Paul had been talking about writing a song called “Penny Lane” for at least a year, but it seems like it took the competitive spur of John’s nostalgic number about an old Liverpool landmark to get him to actually do it. In today’s session Paul — working, apparently, alone in the studio — spent quite a bit of time fiddling around with the main keyboard part, recording six takes before he was satisfied. Then he began to add overdubs. Says Mark Lewisohn:

Onto track two of the tape went another piano, played this time through a Vox guitar amplifier with added reverberation to give an entirely different sound. Onto track three went yet another piano, played at half-speed and then speeded up on replay to give another different effect. A tambourine was also shaken for this overdub. Superimposed onto track four were two-tone high-pitch whistles from a harmonium, again fed through a Vox guitar amplifier, various strange percussion effects, one of them sounding at times like a machine gun, and extremely fast and sometimes drawn-out cymbal notes.
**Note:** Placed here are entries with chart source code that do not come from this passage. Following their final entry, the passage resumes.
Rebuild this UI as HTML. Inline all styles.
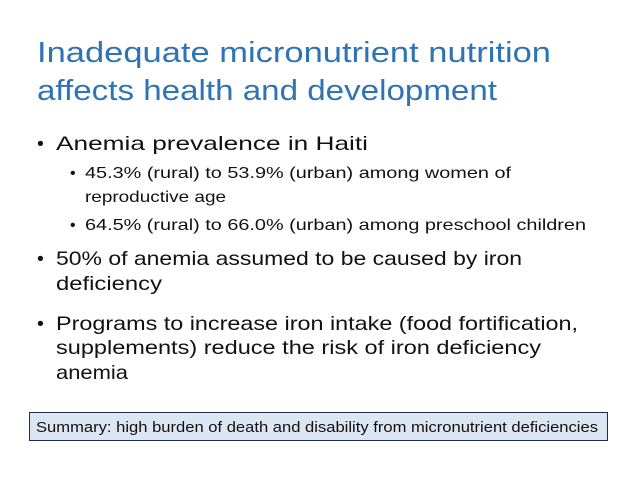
<!DOCTYPE html>
<html><head><meta charset="utf-8"><style>
html,body{margin:0;padding:0;background:#fff;}
svg{display:block;font-family:"Liberation Sans",sans-serif;}
</style></head><body>
<svg width="638" height="479" viewBox="0 0 638 479" xmlns="http://www.w3.org/2000/svg">
<rect width="638" height="479" fill="#fff"/>
<g fill="#2e74b5" font-size="29">
<text x="37" y="62" textLength="514" lengthAdjust="spacingAndGlyphs">Inadequate micronutrient nutrition</text>
<text x="37" y="100" textLength="460" lengthAdjust="spacingAndGlyphs">affects health and development</text>
</g>
<g fill="#111">
<text x="37" y="150" font-size="19.5">•</text>
<text x="56" y="150" font-size="19.5" textLength="312" lengthAdjust="spacingAndGlyphs">Anemia prevalence in Haiti</text>
<text x="70" y="178" font-size="16">•</text>
<text x="85" y="178" font-size="16" textLength="426" lengthAdjust="spacingAndGlyphs">45.3% (rural) to 53.9% (urban) among women of</text>
<text x="85" y="202" font-size="16" textLength="141" lengthAdjust="spacingAndGlyphs">reproductive age</text>
<text x="70" y="230" font-size="16">•</text>
<text x="85" y="230" font-size="16" textLength="501" lengthAdjust="spacingAndGlyphs">64.5% (rural) to 66.0% (urban) among preschool children</text>
<text x="37" y="265" font-size="19.5">•</text>
<text x="56" y="265" font-size="19.5" textLength="466" lengthAdjust="spacingAndGlyphs">50% of anemia assumed to be caused by iron</text>
<text x="56" y="290" font-size="19.5" textLength="106" lengthAdjust="spacingAndGlyphs">deficiency</text>
<text x="37" y="330" font-size="19.5">•</text>
<text x="56" y="330" font-size="19.5" textLength="522" lengthAdjust="spacingAndGlyphs">Programs to increase iron intake (food fortification,</text>
<text x="56" y="354" font-size="19.5" textLength="485" lengthAdjust="spacingAndGlyphs">supplements) reduce the risk of iron deficiency</text>
<text x="56" y="379" font-size="19.5" textLength="72" lengthAdjust="spacingAndGlyphs">anemia</text>
</g>
<g>
<rect x="29.5" y="412.5" width="578" height="28" fill="#dce6f2" stroke="#1f2f4a" stroke-width="1"/>
<text x="36" y="432" font-size="14.5" fill="#111" textLength="562" lengthAdjust="spacingAndGlyphs">Summary: high burden of death and disability from micronutrient deficiencies</text>
</g>
</svg>
</body></html>
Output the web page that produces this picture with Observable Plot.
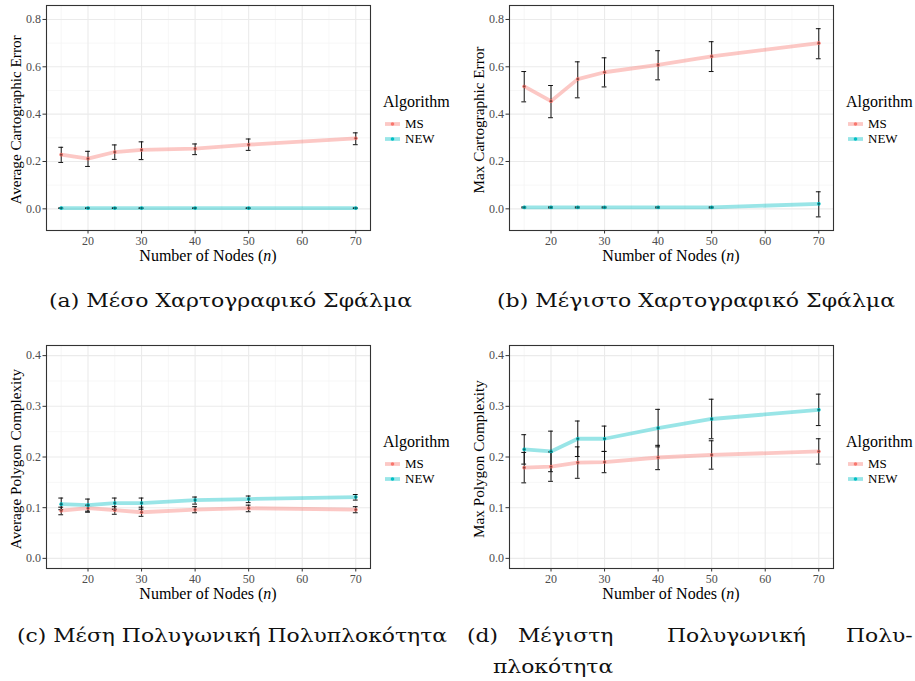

Like “Strawberry Fields,” “Penny Lane” would follow an, em, long and winding road before arriving at the final version heard by the listening public. In the weeks to come many more parts would be overdubbed, including vocals, guitars, bass, more piano, congas, flutes, trumpets, piccolos, flugelhorn, English horn, handbell, and a piccolo trumpet, whatever that is.

It’s unclear to me how much, if any, of Paul’s work on this first day survived into the finished track. In the end, though, despite being similarly complicated “Penny Lane” ended up being a very different beast than “Strawberry Fields.” Whereas the latter has a certain futuristic feel that belies its nostalgic subject matter, “Penny Lane” — like the other Paul song being recorded around this time, “When I’m Sixty-Four” — has an old-fashioned, music-hall quality.

I don’t necessarily mean it as a slam on Paul to say that he was turning toward the past while John moved into the future. But then again, it’s hard to spin it any other way. Despite his great love of marijuana, I don’t think Paul was ever entirely comfortable with the whole hippie drug scene and the way it was upending traditional values. He wanted to be an innovator while still working within the established framework, not a revolutionary overthrowing the system.

And he may have been right. 50 years later, he is still going strong as we approach the end of a year that claimed an inordinate number of musical legends. Long may he reign.